By the end of the night it’s clear C is more interested in me than J and J let’s it be known that he wants to ditch C for “playing mind games” when in reality it felt like I was being cockblocked out of jealousy.

If I’m having a 1 on 1 chat with C, J will see it and butt in. Making sure to wedge himself between us.

If we’re dancing, J will stand there looking annoyed until he gets attention from C.


Idk if I’m overthinking it or what but this isn’t the first time this has happened. What do y’all think is going on?
 
That sounds like flagrant jealousy. I could understand it happening once, but I'd hesitate to call J a "friend" if on multiple occasions he's sabotaged potential connections for you out of his own selfishness.
 
It seems like a pretty classic case of bruised ego.
J is used to you two being a package deal where attention is roughly even, and the moment it’s clearly not, it messes with him. Not because he likes the guy that much, but because being the second choice hits his pride. That’s it. No mystery.

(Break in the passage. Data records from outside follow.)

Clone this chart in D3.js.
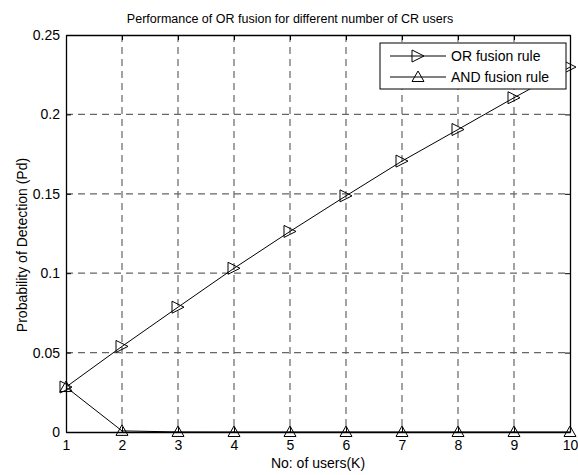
<!DOCTYPE html>
<html>
<head>
<meta charset="utf-8">
<script src="https://cdn.jsdelivr.net/npm/d3@7"></script>
<style>
    body { margin: 0; background: #fff; }
    svg { display: block; font-family: "Liberation Sans", Arial, sans-serif; }
</style>
</head>
<body>
<div id="chart"></div>
<script>
// Data
const users = [1, 2, 3, 4, 5, 6, 7, 8, 9, 10];
const orFusion = [0.0283, 0.0539, 0.0786, 0.1031, 0.1263, 0.1487, 0.1706, 0.1905, 0.2105, 0.2298];
const andFusion = [0.0283, 0.0007, 0.00003, 0, 0, 0, 0, 0, 0, 0];
const xTicks = [1, 2, 3, 4, 5, 6, 7, 8, 9, 10];
const yTicks = [0, 0.05, 0.1, 0.15, 0.2, 0.25];
const yTickLabels = ['0', '0.05', '0.1', '0.15', '0.2', '0.25'];

const width = 578, height = 475;
const margin = {top: 35, right: 8, bottom: 43, left: 66};
const plotW = width - margin.left - margin.right;
const plotH = height - margin.top - margin.bottom;

const svg = d3.select('#chart').append('svg')
    .attr('width', width)
    .attr('height', height);

const x = d3.scaleLinear().domain([1, 10]).range([margin.left, margin.left + plotW]);
const y = d3.scaleLinear().domain([0, 0.25]).range([margin.top + plotH, margin.top]);

// grid
const grid = svg.append('g').attr('class', 'grid');
grid.selectAll('.vgrid')
    .data(xTicks.slice(1, -1))
    .enter().append('line')
    .attr('x1', d => x(d)).attr('x2', d => x(d))
    .attr('y1', margin.top).attr('y2', margin.top + plotH)
    .attr('stroke', '#666').attr('stroke-width', 1.2)
    .attr('stroke-dasharray', '7,5');
grid.selectAll('.hgrid')
    .data(yTicks.slice(1, -1))
    .enter().append('line')
    .attr('x1', margin.left).attr('x2', margin.left + plotW)
    .attr('y1', d => y(d)).attr('y2', d => y(d))
    .attr('stroke', '#666').attr('stroke-width', 1.2)
    .attr('stroke-dasharray', '7,5');

// axes (ticks inside, box on)
const bottomAxis = d3.axisBottom(x).tickValues(xTicks).tickSize(-5).tickPadding(8).tickSizeOuter(0);
const leftAxis = d3.axisLeft(y).tickValues(yTicks).tickSize(-5).tickPadding(6).tickSizeOuter(0)
    .tickFormat((d, i) => yTickLabels[i]);

const gx = svg.append('g')
    .attr('transform', `translate(0,${margin.top + plotH})`)
    .call(bottomAxis);
const gy = svg.append('g')
    .attr('transform', `translate(${margin.left},0)`)
    .call(leftAxis);
const gTop = svg.append('g')
    .attr('transform', `translate(0,${margin.top})`)
    .call(d3.axisTop(x).tickValues(xTicks).tickSize(-5).tickSizeOuter(0).tickFormat(''));
const gRight = svg.append('g')
    .attr('transform', `translate(${margin.left + plotW},0)`)
    .call(d3.axisRight(y).tickValues(yTicks).tickSize(-5).tickSizeOuter(0).tickFormat(''));

[gx, gy, gTop, gRight].forEach(g => {
    g.selectAll('path.domain').attr('stroke', '#000').attr('stroke-width', 1.3);
    g.selectAll('.tick line').attr('stroke', '#000');
    g.selectAll('.tick text').attr('fill', '#000').style('font-size', '14px')
        .style('font-family', '"Liberation Sans", Arial, sans-serif');
});

// lines
const line = d3.line()
    .x((d, i) => x(users[i]))
    .y(d => y(d));

svg.append('path')
    .datum(andFusion)
    .attr('d', line)
    .attr('fill', 'none')
    .attr('stroke', '#000')
    .attr('stroke-width', 1);

svg.append('path')
    .datum(orFusion)
    .attr('d', line)
    .attr('fill', 'none')
    .attr('stroke', '#000')
    .attr('stroke-width', 1);

// markers
const ms = 6;
function triRight(cx, cy) {
    return `M${cx - ms},${cy - ms}L${cx + ms},${cy}L${cx - ms},${cy + ms}Z`;
}
function triUp(cx, cy) {
    return `M${cx - ms},${cy + ms * 0.75}L${cx},${cy - ms}L${cx + ms},${cy + ms * 0.75}Z`;
}

svg.selectAll('.and-marker')
    .data(andFusion)
    .enter().append('path')
    .attr('d', (d, i) => triUp(x(users[i]), y(d)))
    .attr('fill', 'none')
    .attr('stroke', '#000')
    .attr('stroke-width', 1);

svg.selectAll('.or-marker')
    .data(orFusion)
    .enter().append('path')
    .attr('d', (d, i) => triRight(x(users[i]), y(d)))
    .attr('fill', 'none')
    .attr('stroke', '#000')
    .attr('stroke-width', 1);

// title and labels
svg.append('text')
    .attr('x', 290)
    .attr('y', 23)
    .attr('text-anchor', 'middle')
    .style('font-size', '12.5px')
    .text('Performance of OR fusion for different number of CR users');

svg.append('text')
    .attr('x', margin.left + plotW / 2)
    .attr('y', 468)
    .attr('text-anchor', 'middle')
    .style('font-size', '14px')
    .text('No: of users(K)');

svg.append('text')
    .attr('transform', `translate(27,245) rotate(-90)`)
    .attr('text-anchor', 'middle')
    .style('font-size', '14px')
    .text('Probability of Detection (Pd)');

// legend
const legendItems = [
    {label: 'OR fusion rule', marker: triRight},
    {label: 'AND fusion rule', marker: triUp}
];
const lg = svg.append('g');
lg.append('rect')
    .attr('x', 380).attr('y', 43)
    .attr('width', 186).attr('height', 46)
    .attr('fill', '#fff')
    .attr('stroke', '#000')
    .attr('stroke-width', 1);
legendItems.forEach((item, i) => {
    const ly = 56 + i * 21;
    lg.append('line')
        .attr('x1', 390).attr('x2', 446)
        .attr('y1', ly).attr('y2', ly)
        .attr('stroke', '#000');
    lg.append('path')
        .attr('d', item.marker(418, ly))
        .attr('fill', 'none')
        .attr('stroke', '#000');
    lg.append('text')
        .attr('x', 451)
        .attr('y', ly + 5)
        .style('font-size', '14px')
        .text(item.label);
});
</script>
</body>
</html>
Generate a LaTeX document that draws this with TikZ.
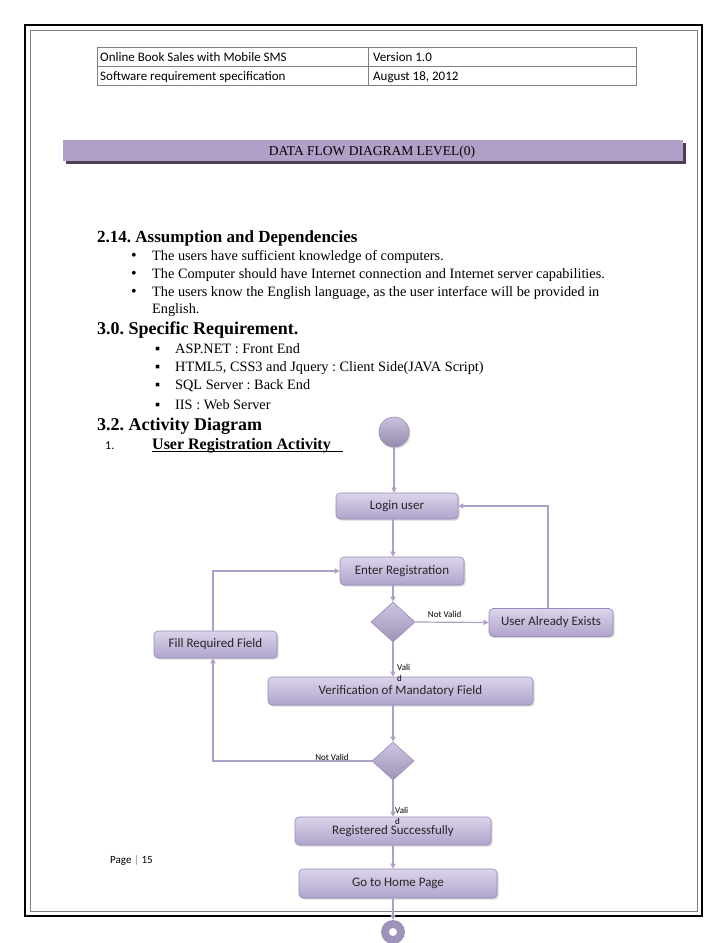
\documentclass[tikz,border=0pt]{standalone}
\usepackage{fontspec}
\setmainfont{Liberation Serif}
\newfontfamily\calfont{Carlito}
\usetikzlibrary{arrows.meta,shadows,shapes.geometric}
\definecolor{arrowc}{RGB}{172,160,202}
\definecolor{boxtop}{RGB}{220,212,234}
\definecolor{boxbot}{RGB}{176,163,204}
\definecolor{boxdraw}{RGB}{150,138,182}
\definecolor{bannerc}{RGB}{176,160,200}
\definecolor{bannershadow}{RGB}{78,62,88}
\definecolor{tablegray}{RGB}{128,128,128}
\frenchspacing
\begin{document}
\begin{tikzpicture}[x=1pt,y=-1pt,
  act/.style={draw=boxdraw, line width=0.6pt, rounded corners=4pt, top color=boxtop, bottom color=boxbot,
    drop shadow={shadow xshift=1.5pt, shadow yshift=-1.5pt, opacity=0.3},
    font=\calfont\fontsize{13}{15}\selectfont, inner sep=0pt, text=black!85},
  dec/.style={diamond, draw=boxdraw, line width=0.6pt, top color=boxtop!70!boxbot, bottom color=boxbot!90!black,
    minimum width=44pt, minimum height=40pt, inner sep=0pt},
  arr/.style={draw=arrowc, line width=1.2pt, -{Triangle[width=5pt,length=5pt]}},
  lbl/.style={font=\calfont\fontsize{9}{11}\selectfont, inner sep=0pt},
  body/.style={anchor=base west, inner sep=0pt, font=\fontsize{14.3}{16}\selectfont},
  bul/.style={anchor=base west, inner sep=0pt, font=\fontsize{16}{16}\selectfont},
  head/.style={anchor=base west, inner sep=0pt, font=\bfseries\fontsize{18}{20}\selectfont},
  tbl/.style={anchor=base west, inner sep=0pt, font=\calfont\fontsize{13}{15}\selectfont}]
\useasboundingbox (0,0) rectangle (728,943);
\fill[white] (0,0) rectangle (728,943);
% page frame
\draw[line width=1.5pt] (25,25) rectangle (702,916);
\draw[tablegray, line width=0.8pt] (30.5,30.5) rectangle (697,911);
% header table
\draw[tablegray, line width=0.9pt] (97,47) rectangle (636,85);
\draw[tablegray, line width=0.9pt] (97,66) -- (636,66);
\draw[tablegray, line width=0.9pt] (368,47) -- (368,85);
\node[tbl] (t1) at (100,61) {Online Book Sales with Mobile SMS};
\node[tbl] (t2) at (373,61) {Version 1.0};
\node[tbl] (t3) at (100,80) {Software requirement specification};
\node[tbl] (t4) at (373,80) {August 18, 2012};
% banner
\fill[bannershadow] (66,143) rectangle (686,164);
\fill[bannerc] (63,140) rectangle (683,161);
\node[font=\fontsize{13.5}{15}\selectfont, inner sep=0pt] (banner) at (372,152) {DATA FLOW DIAGRAM LEVEL(0)};
% text
\node[head, font=\bfseries\fontsize{17}{19}\selectfont] (h1) at (97,242) {2.14. Assumption and Dependencies};
\node[bul] (b1) at (131,260) {•};
\node[body] (b1t) at (152,260) {The users have sufficient knowledge of computers.};
\node[bul] (b2) at (131,278) {•};
\node[body] (b2t) at (152,278) {The Computer should have Internet connection and Internet server capabilities.};
\node[bul] (b3) at (131,296) {•};
\node[body] (b3t) at (152,296) {The users know the English language, as the user interface will be provided in};
\node[body] (b3u) at (152,313) {English.};
\node[head] (h2) at (97,334) {3.0. Specific Requirement.};
\node[body] (s1) at (155,353) {▪};
\node[body] (s1t) at (175,353) {ASP.NET : Front End};
\node[body] (s2) at (155,371) {▪};
\node[body] (s2t) at (175,371) {HTML5, CSS3 and Jquery : Client Side(JAVA Script)};
\node[body] (s3) at (155,389) {▪};
\node[body] (s3t) at (175,389) {SQL Server : Back End};
\node[body] (s4) at (155,409) {▪};
\node[body] (s4t) at (175,409) {IIS : Web Server};
\node[head] (h3) at (97,430) {3.2. Activity Diagram};
\node[anchor=base west, inner sep=0pt, font=\calfont\fontsize{12}{14}\selectfont] (n1) at (105,449) {1.};
\node[anchor=base west, inner sep=0pt, font=\bfseries\fontsize{16}{18}\selectfont] (ura) at (152,449) {User Registration Activity};
\draw[line width=0.8pt] ([yshift=-2.5pt]ura.base west) -- ([yshift=-2.5pt,xshift=191pt]ura.base west);
% footer
\node[anchor=base west, inner sep=0pt, font=\calfont\fontsize{11}{13}\selectfont] (pg) at (110,863) {Page {\color{gray}|} 15};
% activity diagram
\node[circle, draw=boxdraw, line width=0.6pt, top color=boxtop!60!boxbot, bottom color=boxbot!85!black,
  minimum size=30pt, inner sep=0pt, drop shadow={shadow xshift=1.5pt, shadow yshift=-1.5pt, opacity=0.3}] (start) at (394,432) {};
\node[act, minimum width=122pt, minimum height=26pt] (login) at (397,506) {Login user};
\node[act, minimum width=124pt, minimum height=28pt] (enter) at (402,571) {Enter Registration};
\node[dec] (d1) at (393,622) {};
\node[act, minimum width=124pt, minimum height=28pt] (uae) at (551,622.5) {User Already Exists};
\node[act, minimum width=123pt, minimum height=27pt] (fill) at (215.5,644.5) {Fill Required Field};
\node[act, minimum width=265pt, minimum height=28pt] (verif) at (400.5,691) {Verification of Mandatory Field};
\node[dec, minimum width=42pt, minimum height=38pt] (d2) at (393,761) {};
\node[act, minimum width=196pt, minimum height=28pt] (reg) at (393,831) {Registered Successfully};
\node[act, minimum width=198pt, minimum height=29pt] (home) at (398,883.5) {Go to Home Page};
\node[circle, fill=boxbot!90!black, minimum size=24pt, inner sep=0pt] (end) at (393,932) {};
\fill[white] (end.center) circle (4pt);
% connectors
\draw[arr] (start.south) -- (start.south |- login.north);
\draw[arr] (d1.north |- login.south) -- (d1.north |- enter.north);
\draw[arr] (d1.north |- enter.south) -- (d1.north);
\draw[arr] (d1.east) -- (uae.west) node[lbl, pos=0.4, above=4pt] {Not Valid};
\draw[arr] ([xshift=-3pt]uae.north) |- (login.east);
\draw[arr] (d1.south) -- (d1.south |- verif.north);
\node[lbl, anchor=north west, align=left] (v1) at (397,664) {Vali\\d};
\draw[arr] (d2.north |- verif.south) -- (d2.north);
\draw[arr] (d2.west) -| ([xshift=-2.5pt]fill.south);
\node[lbl] (nv2) at (332,757) {Not Valid};
\draw[arr] ([xshift=-2.5pt]fill.north) |- (enter.west);
\draw[arr] (d2.south) -- (d2.south |- reg.north);
\node[lbl, anchor=north west, align=left] (v2) at (395,807) {Vali\\d};
\draw[arr] (d2.south |- reg.south) -- (d2.south |- home.north);
\draw[arr] (d2.south |- home.south) -- (end.north);
\end{tikzpicture}
\end{document}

This isn’t romantic jealousy in the sense of “he wanted C so badly.” It’s status jealousy. If you’re the one consistently getting chosen, you’re unintentionally higher in the pecking order. Most people don’t consciously agree to that hierarchy, but they feel it instantly when it shows up. J feels it, and he doesn’t know how to swallow it without acting out. You being polite, quiet, or “not wanting to steal thunder” doesn’t actually help. It makes it worse. Because now J isn’t just losing attention, he’s losing it despite you holding back. That can feel humiliating, even if it’s irrational.

So what do you do, practically, to make things less awkward without pretending the hierarchy doesn’t exist?

Stop over-accommodating. You don’t need to shrink or hesitate to protect his ego. That just prolongs the tension. When someone likes you, respond normally and cleanly. The more natural you are, the less it looks like a competition and the more things naturally unfold.

Decouple your social strategies. Approaching people together is fun until one person starts resenting the outcome. You don’t need to ditch him entirely, but spacing out who you talk to and when reduces the direct comparison that’s clearly triggering him.

And if you actually value the friendship, the cleanest fix is a low-drama acknowledgment outside the bar. Not a big emotional talk. Just something grounded: “I feel like nights get weird when someone’s more into me, and I don’t want that tension between us.” You’re not accusing him. Just address the elephant in the room and see if he can handle it like an adult.